Do you have any concerns regarding the use of alcohol or drugs by anyone caring for your child?
Yes, your nurse seems a little out of it. Have you had her checked?
Do you have syrup of Ipecac in your home?
No, we only have the liquid version.
Does your child eat hot dogs, peanuts, popcorn, raw carrots, hard candies?
Only when Daddy is in charge.
Do family and friends understand your child’s speech?
Yes, until he gets into the calculus. Frankly, it’s over their heads.
And finally,
Do you and your partner agree on how to set limits?
No, she turns me down all the time.
To which the wife adds: which is why we have seven children, right? 😉
Have a blessed day! And don’t forget to be joyful! The birth of Our Savior is at hand.
Paula in MN says
I love a good laugh in the morning! But this time I was drinking my coffee and now it’s in my nose! This was great – just what I needed. Thanks!
Jennifer says
Yay! So funny – especially the flame retardant jammies bit. Thanks for sharing this Margaret. Your house sounds so fun!
Marjorie says
Oh, my goodness that was funny! I have tears in my eyes. If only you could answer that way. Thanks for the laugh.
Jennifer in TX says
ROTFLOL!!! I needed that!! What an absolutely crazy questionnaire! :S
Matilda says
I am going to have to share this with my husband. He will appreciate it (and probably would have done the same thing had we received one like it).
Momto5Minnies says
How hilarious! I am sure that my wonderful, silly, husband would answer those questions much the same way.
Comedy is good in a marriage. I think it is necessary with a large family!
Jennie C. says
Yup, he’s amusing…and he sounds an awful lot like my beloved, too!
Kristen Laurence says
I haven’t laughed this much, out loud in months! Thanks for a great start to my day! (I’m forwarding this to my husband, who will also be rolling.)
Ladybug Mommy Maria says
Too funny!
yesterthoughts says
Thank you for this giggle today!
Blessings to you and yours, kristina
Tracy says
Some of the funniest people in the world are also the most brilliant.

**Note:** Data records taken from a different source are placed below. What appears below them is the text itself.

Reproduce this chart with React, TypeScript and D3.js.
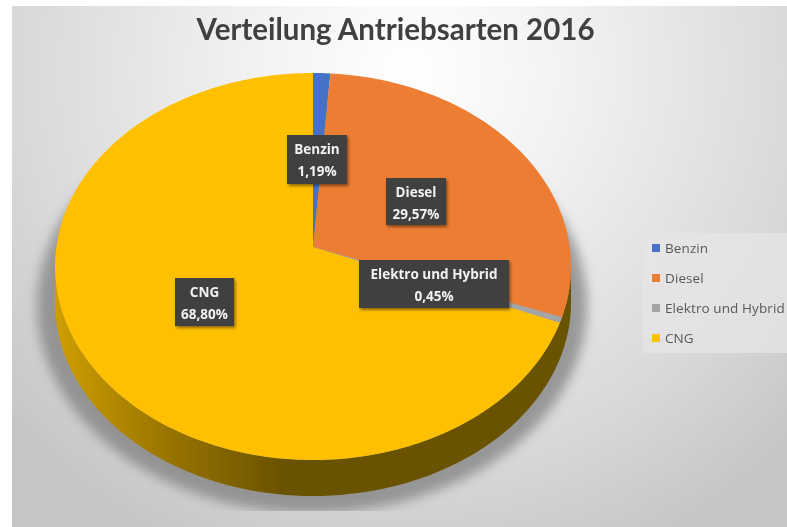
import React from "react";
import * as d3 from "d3";

const categories = ["Benzin", "Diesel", "Elektro und Hybrid", "CNG"];
const shares = [1.19, 29.57, 0.45, 68.8];
const shareLabels = ["1,19%", "29,57%", "0,45%", "68,80%"];
const colors = ["#4472c4", "#ed7d31", "#a5a5a5", "#ffc000"];
const titleText = "Verteilung Antriebsarten 2016";

const W = 787, H = 527;
const cx = 313, cy = 266.5, rx = 258, ry = 193.5, apexDy = -19.5, depth = 36;
const persp = apexDy / ry;
const kx = rx * Math.sqrt(1 - persp * persp);

// Projects a point on the flat unit pie (angle clockwise from top) into the tilted ellipse
function project(theta: number, r = 1): [number, number] {
  const x = Math.sin(theta) * r, y = -Math.cos(theta) * r;
  const w = 1 + persp * y;
  return [cx + (kx * x) / w, cy + (apexDy + ry * y) / w];
}

const pieAngles = d3.pie<number>().sort(null).value((d) => d)(shares);
const lineGen = d3.line();

function slicePath(a0: number, a1: number) {
  const n = Math.max(2, Math.ceil((a1 - a0) / 0.02));
  const pts: [number, number][] = [project(0, 0)];
  d3.range(n + 1).forEach((i) => pts.push(project(a0 + ((a1 - a0) * i) / n)));
  return lineGen(pts) + "Z";
}

// Rim: lower half of the ellipse extruded downward
const rimTs = d3.range(0, 181).map((d) => (d * Math.PI) / 180);
const rimBottom: [number, number][] = rimTs.map((t) => [cx + rx * Math.cos(t), cy + ry * Math.sin(t) + depth]);
const rimTop: [number, number][] = rimTs.map((t) => [cx + rx * Math.cos(t), cy + ry * Math.sin(t)]).reverse() as [number, number][];
const rimPath = lineGen([...rimBottom, ...rimTop]) + "Z";

const labelBoxes = [
  { x: 287, y: 135, w: 60, h: 49 },
  { x: 386, y: 178, w: 60, h: 47 },
  { x: 359, y: 260, w: 150, h: 48 },
  { x: 175, y: 278, w: 59, h: 48 },
];
const legendY = d3.scalePoint<string>().domain(categories).range([248, 338]);

export default function App() {
  return (
    <svg
      width={W}
      height={H}
      viewBox={`0 0 ${W} ${H}`}
      style={{ position: "fixed", left: 0, top: 0, display: "block", background: "#fff" }}
    >
      <defs>
        <radialGradient id="bg" gradientUnits="userSpaceOnUse" cx={410} cy={70} r={530}>
          <stop offset="0" stopColor="#ffffff" />
          <stop offset="0.3" stopColor="#f2f2f2" />
          <stop offset="0.75" stopColor="#d8d8d8" />
          <stop offset="1" stopColor="#c6c6c6" />
        </radialGradient>
        <linearGradient id="rim" gradientUnits="userSpaceOnUse" x1={cx - rx} x2={cx - 30} y1={0} y2={0}>
          <stop offset="0" stopColor="#cf9e00" />
          <stop offset="0.5" stopColor="#987400" />
          <stop offset="1" stopColor="#6a5200" />
        </linearGradient>
        <filter id="blurShadow" x="-20%" y="-20%" width="140%" height="140%">
          <feGaussianBlur stdDeviation="6" />
        </filter>
        <filter id="boxShadow" x="-20%" y="-20%" width="150%" height="150%">
          <feDropShadow dx="1.5" dy="2" stdDeviation="1.5" floodColor="#000" floodOpacity="0.45" />
        </filter>
        <filter id="soft" x="-2%" y="-2%" width="104%" height="104%">
          <feGaussianBlur stdDeviation="0.4" />
        </filter>
        <clipPath id="plot">
          <rect x={12} y={6} width={W - 12} height={505} />
        </clipPath>
      </defs>

      <rect x={12} y={6} width={W - 12} height={H - 6} fill="url(#bg)" />

      <g clipPath="url(#plot)">
        <ellipse
          cx={cx - 1}
          cy={cy + depth + 3}
          rx={rx + 17}
          ry={ry + 14}
          fill="#808080"
          opacity={0.75}
          filter="url(#blurShadow)"
        />
      </g>

      <g filter="url(#soft)">
        <path d={rimPath} fill="url(#rim)" />
        {pieAngles.map((p, i) => (
          <path key={categories[i]} d={slicePath(p.startAngle, p.endAngle)} fill={colors[i]} />
        ))}
        <text
          x={395.5}
          y={40}
          textAnchor="middle"
          fontFamily="Lato, 'Open Sans', sans-serif"
          fontWeight={700}
          fontSize={29.5}
          fill="#404040"
        >
          {titleText}
        </text>

        {labelBoxes.map((b, i) => (
          <g key={categories[i]}>
            <rect x={b.x} y={b.y} width={b.w} height={b.h} fill="#404040" filter="url(#boxShadow)" />
            <text
              x={b.x + b.w / 2}
              y={b.y + 19}
              textAnchor="middle"
              fontFamily="'Open Sans', sans-serif"
              fontWeight={700}
              fontSize={13.5}
              fill="#f2f2f2"
            >
              {categories[i]}
            </text>
            <text
              x={b.x + b.w / 2}
              y={b.y + 41}
              textAnchor="middle"
              fontFamily="'Open Sans', sans-serif"
              fontWeight={700}
              fontSize={13.5}
              fill="#f2f2f2"
            >
              {shareLabels[i]}
            </text>
          </g>
        ))}

        <rect x={643} y={233} width={144} height={120} fill="#e6e6e6" opacity={0.75} />
        {categories.map((c, i) => (
          <g key={c}>
            <rect x={652} y={(legendY(c) as number) - 4} width={8} height={8} fill={colors[i]} />
            <text
              x={665}
              y={(legendY(c) as number) + 4.5}
              fontFamily="'Open Sans', sans-serif"
              fontSize={13.5}
              letterSpacing={0.1}
              fill="#595959"
            >
              {c}
            </text>
          </g>
        ))}
      </g>
    </svg>
  );
}
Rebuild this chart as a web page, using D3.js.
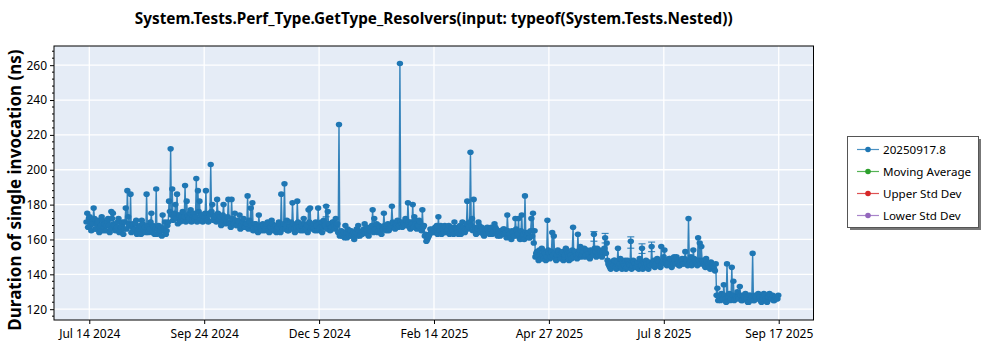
<!DOCTYPE html>
<html><head><meta charset="utf-8">
<script src="https://cdn.jsdelivr.net/npm/d3@7/dist/d3.min.js"></script>
<style>html,body{margin:0;padding:0;background:#fff;}svg{display:block;font-family:"Noto Sans","Open Sans",sans-serif;}</style>
</head><body><svg id="chart" width="1000" height="350"></svg>
<script>
// ---- data: two runs per day (midday run "a", midnight run "b"), grouped by month (ns) ----
const jul2024 = [175,172,168,170,178,166,169,171,167,173,165,169,168,172,164,176,175,168,166];
const aug2024 = [170,164,167,170,166,178,188,169,186,167,165,169,163,166,168,171,165,167,186,164,166,175,168,163,189,166,164,167,174,165,163];
const sep2024 = [168,182,212,189,173,180,186,174,170,173,172,191,182,171,175,170,173,172,195,188,182,174,170,173,188,171,175,203,180,172];
const oct2024 = [174,183,171,173,169,180,172,170,183,169,183,169,175,168,171,174,168,170,167,169,185,171,178,181,167,169,166,174,167,165,168];
const nov2024 = [166,169,165,167,171,166,168,164,167,169,186,166,192,168,165,167,170,181,166,168,182,167,165,169,172,166,168,177,178,167];
const dec2024 = [169,165,168,178,166,170,167,168,179,176,169,167,170,168,172,169,226,163,162,164,168,161,163,165,162,164,163,166,168,162,164];
const jan2025 = [165,169,166,163,165,167,177,172,166,164,168,165,167,175,166,168,165,167,179,169,166,168,167,261,169,170,168,171,181,167,170];
const feb2025 = [180,173,169,168,171,166,177,168,163,160,162,166,164,165,167,168,173,165,163,166,168,164,166,163,167,165,170,166];
const mar2025 = [164,167,163,170,165,166,182,167,210,172,183,166,164,170,165,167,163,166,164,165,163,167,164,169,166,162,164,165,163,166,164];
const apr2025 = [174,163,161,165,162,172,165,172,160,174,163,185,162,164,161,172,175,165,152,150,154,149,151,153,148,171,152,150,164,162];
const may2025 = [149,151,153,150,152,148,151,154,150,152,149,167,153,151,163,154,150,152,155,151,153,150,154,152,163,153,155,151,153,150,154];
const jun2025 = [161,158,146,144,147,145,148,143,155,146,144,147,145,143,148,146,159,145,147,144,146,143,145,155,147,144,146,143,145,156];
const jul2025 = [147,144,146,148,145,156,147,154,148,146,149,145,147,150,146,148,145,147,149,146,153,148,172,147,145,154,148,146,161,158,156];
const aug2025 = [147,145,149,146,144,147,145,143,146,132,127,125,128,134,126,146,127,125,144,136,128,126,127,133,125,128,126,127,124,128,126];
const sep2025 = [152,125,127,128,126,125,127,129,126,124,127,128,126,125,127,126,128];

const jul2024b = [170,167,173,165,169,172,166,170,164,168,171,167,165,170,168,166,172,169,165];
const aug2024b = [167,172,165,168,163,170,166,173,168,164,169,166,171,165,167,163,169,166,164,168,165,170,164,167,166,163,168,165,162,166,170];
const sep2024b = [165,170,176,174,171,175,172,169,174,171,176,173,170,174,172,177,171,175,173,170,176,172,174,171,175,172,170,174,176,171];
const oct2024b = [173,170,175,172,168,174,171,169,173,170,167,172,169,171,168,170,166,169,172,167,169,166,170,168,165,169,167,164,168,166,169];
const nov2024b = [165,168,170,164,167,169,165,168,166,170,164,167,169,166,171,165,168,166,169,164,167,170,166,168,165,169,167,164,170,166];
const dec2024b = [168,166,170,165,169,167,164,171,168,166,169,165,167,170,166,168,164,162,165,163,161,164,166,162,165,163,160,164,162,165,163];
const jan2025b = [163,166,164,167,162,165,168,164,166,169,165,167,163,166,168,165,169,166,168,170,167,169,171,168,170,167,169,172,168,170,166];
const feb2025b = [169,167,171,166,168,170,165,167,162,159,161,163,165,166,164,167,163,165,168,166,164,167,165,168,164,166,163,167];
const mar2025b = [166,163,168,165,167,164,169,166,170,168,165,167,163,166,168,164,166,162,165,167,164,166,163,165,167,163,165,162,164,166,163];
const apr2025b = [161,165,163,160,164,162,166,163,161,165,162,160,164,163,161,165,162,158,150,153,148,151,155,149,152,150,154,149,153,151];
const may2025b = [152,148,154,151,149,153,150,155,152,148,151,154,150,153,149,152,156,151,153,150,154,152,149,153,151,155,150,152,154,151,153];
const jun2025b = [155,152,148,145,143,146,148,144,147,145,149,143,146,148,144,147,145,143,148,146,144,147,149,145,143,146,148,144,147,145];
const jul2025b = [146,148,145,149,147,144,146,150,148,145,147,149,144,146,148,150,147,145,148,146,149,147,145,148,150,146,149,147,145,148,146];
const aug2025b = [148,146,144,147,145,143,146,144,142,128,125,127,129,126,128,124,127,129,126,128,125,127,130,126,128,125,127,129,126,124,128];
const sep2025b = [127,125,128,126,129,127,124,126,128,125,127,129,126,128,125,127,126];

const monthStarts = ["2024-07-13","2024-08-01","2024-09-01","2024-10-01","2024-11-01","2024-12-01",
  "2025-01-01","2025-02-01","2025-03-01","2025-04-01","2025-05-01","2025-06-01","2025-07-01","2025-08-01","2025-09-01"];
const monthValuesA = [jul2024,aug2024,sep2024,oct2024,nov2024,dec2024,jan2025,feb2025,mar2025,apr2025,may2025,jun2025,jul2025,aug2025,sep2025];
const monthValuesB = [jul2024b,aug2024b,sep2024b,oct2024b,nov2024b,dec2024b,jan2025b,feb2025b,mar2025b,apr2025b,may2025b,jun2025b,jul2025b,aug2025b,sep2025b];

// visible error bars: [date, low, high]
const errorBars = [["2024-12-09",173,179.5],["2025-05-25",159,164.5],["2025-06-01",158,163.5],
  ["2025-06-17",155,161.5],["2025-06-24",152,157.5],["2025-06-30",153,158.5]];

const xTickTimes = ["2024-07-14T19:12","2024-09-24T11:12","2024-12-05T03:12","2025-02-14T19:12",
  "2025-04-27T11:12","2025-07-08T03:12","2025-09-17T19:12"];
const xTickLabels = ["Jul 14 2024","Sep 24 2024","Dec 5 2024","Feb 14 2025","Apr 27 2025","Jul 8 2025","Sep 17 2025"];
const yTicks = [120,140,160,180,200,220,240,260];
const xDomain = ["2024-06-22T19:00","2025-10-09T12:00"];
const yDomain = [113.8, 271.0];

const titleText = "System.Tests.Perf_Type.GetType_Resolvers(input: typeof(System.Tests.Nested))";
const yLabelText = "Duration of single invocation (ns)";
const legendItems = ["20250917.8","Moving Average","Upper Std Dev","Lower Std Dev"];
const legendColors = ["#1f77b4","#2ca02c","#d62728","#9467bd"];

// ---- build ----
const parseDay = d3.utcParse("%Y-%m-%d");
const parseTime = d3.utcParse("%Y-%m-%dT%H:%M");
const points = [];
monthStarts.forEach((s, m) => {
  const start = parseDay(s);
  monthValuesB[m].forEach((v, i) => points.push({date: d3.utcHour.offset(d3.utcDay.offset(start, i), 1), value: v}));
  monthValuesA[m].forEach((v, i) => points.push({date: d3.utcHour.offset(d3.utcDay.offset(start, i), 13), value: v}));
});
points.sort((a, b) => a.date - b.date);

const L = 54, R = 813.5, T = 46, B = 320;
const svg = d3.select("#chart");
const x = d3.scaleUtc().domain(xDomain.map(parseTime)).range([L, R]);
const y = d3.scaleLinear().domain(yDomain).range([B, T]);
const blue = "#1f77b4";

svg.append("rect").attr("x", L).attr("y", T).attr("width", R - L).attr("height", B - T).attr("fill", "#e5ecf6");

const tickDates = xTickTimes.map(parseTime);
svg.append("g").selectAll("line").data(yTicks).join("line")
  .attr("x1", L).attr("x2", R).attr("y1", d => y(d)).attr("y2", d => y(d))
  .attr("stroke", "#fff").attr("stroke-width", 1.3);
svg.append("g").selectAll("line").data(tickDates).join("line")
  .attr("y1", T).attr("y2", B).attr("x1", d => x(d)).attr("x2", d => x(d))
  .attr("stroke", "#fff").attr("stroke-width", 1.3);

const plot = svg.append("g");
const eb = plot.append("g").attr("stroke", blue).attr("stroke-width", 1);
errorBars.forEach(([ds, lo, hi]) => {
  const cx = x(d3.utcHour.offset(parseDay(ds), 13));
  eb.append("line").attr("x1", cx).attr("x2", cx).attr("y1", y(lo)).attr("y2", y(hi));
  eb.append("line").attr("x1", cx - 3.5).attr("x2", cx + 3.5).attr("y1", y(hi)).attr("y2", y(hi));
  eb.append("line").attr("x1", cx - 3.5).attr("x2", cx + 3.5).attr("y1", y(lo)).attr("y2", y(lo));
});
plot.append("path").datum(points)
  .attr("d", d3.line().x(d => x(d.date)).y(d => y(d.value)))
  .attr("fill", "none").attr("stroke", blue).attr("stroke-width", 1.4).attr("stroke-opacity", 0.9);
plot.append("g").selectAll("ellipse").data(points).join("ellipse")
  .attr("cx", d => x(d.date)).attr("cy", d => y(d.value)).attr("rx", 3.2).attr("ry", 2.8)
  .attr("fill", blue);

svg.append("rect").attr("x", L).attr("y", T).attr("width", R - L).attr("height", B - T)
  .attr("fill", "none").attr("stroke", "#000").attr("stroke-width", 1);

const yAxis = svg.append("g").attr("transform", `translate(${L},0)`)
  .call(d3.axisLeft(y).tickValues(yTicks).tickSize(4).tickPadding(3));
const minor = d3.range(116, 272, 4).filter(v => v % 20 !== 0);
svg.append("g").selectAll("line").data(minor).join("line")
  .attr("x1", L - 2).attr("x2", L).attr("y1", d => y(d)).attr("y2", d => y(d)).attr("stroke", "#000");
const xAxis = svg.append("g").attr("transform", `translate(0,${B})`)
  .call(d3.axisBottom(x).tickValues(tickDates).tickFormat((d, i) => xTickLabels[i]).tickSize(4).tickPadding(5));
[yAxis, xAxis].forEach(a => {
  a.select(".domain").remove();
  a.selectAll("text").attr("font-size", 12).attr("fill", "#000").attr("font-family", '"Noto Sans","Open Sans",sans-serif');
  a.selectAll("line").attr("stroke", "#000");
});

svg.append("text").attr("x", (L + R) / 2).attr("y", 24).attr("text-anchor", "middle")
  .attr("font-size", 15.3).attr("font-weight", "bold").text(titleText);
svg.append("text").attr("transform", "translate(21,190) rotate(-90)").attr("text-anchor", "middle")
  .attr("font-size", 17).attr("font-weight", "bold").text(yLabelText);

const lg = svg.append("g");
lg.append("rect").attr("x", 850).attr("y", 139).attr("width", 131).attr("height", 91).attr("fill", "#777");
lg.append("rect").attr("x", 847.5).attr("y", 136.5).attr("width", 131).attr("height", 91)
  .attr("fill", "#fff").attr("stroke", "#555").attr("stroke-width", 1);
legendItems.forEach((t, i) => {
  const cy = 149.5 + i * 22;
  lg.append("line").attr("x1", 857).attr("x2", 879).attr("y1", cy).attr("y2", cy)
    .attr("stroke", legendColors[i]).attr("stroke-width", 1.2).attr("stroke-opacity", 0.8);
  lg.append("circle").attr("cx", 868).attr("cy", cy).attr("r", 2.8).attr("fill", legendColors[i]);
  lg.append("text").attr("x", 883).attr("y", cy + 4).attr("font-size", 11.6).attr("fill", "#000").text(t);
});
</script></body></html>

John must be one of them. I’m sure Joe will get a kick out of this too – he might even snarf his coffee at work!
cheryl says
I like the one about the smokin’ wife. It sounds like something my dh would say.
Katherine in TX says
Thanks for a good laugh. I especially loved the flame-retardant sleepwear. 🙂
KC says
Too funny. Thank you for a laugh. By the way, I love your blog.
Jamie says
I also loved the sleepwear one! My husband got a good laugh too. Now every time I fill one of these dumb things out, I will think of you!!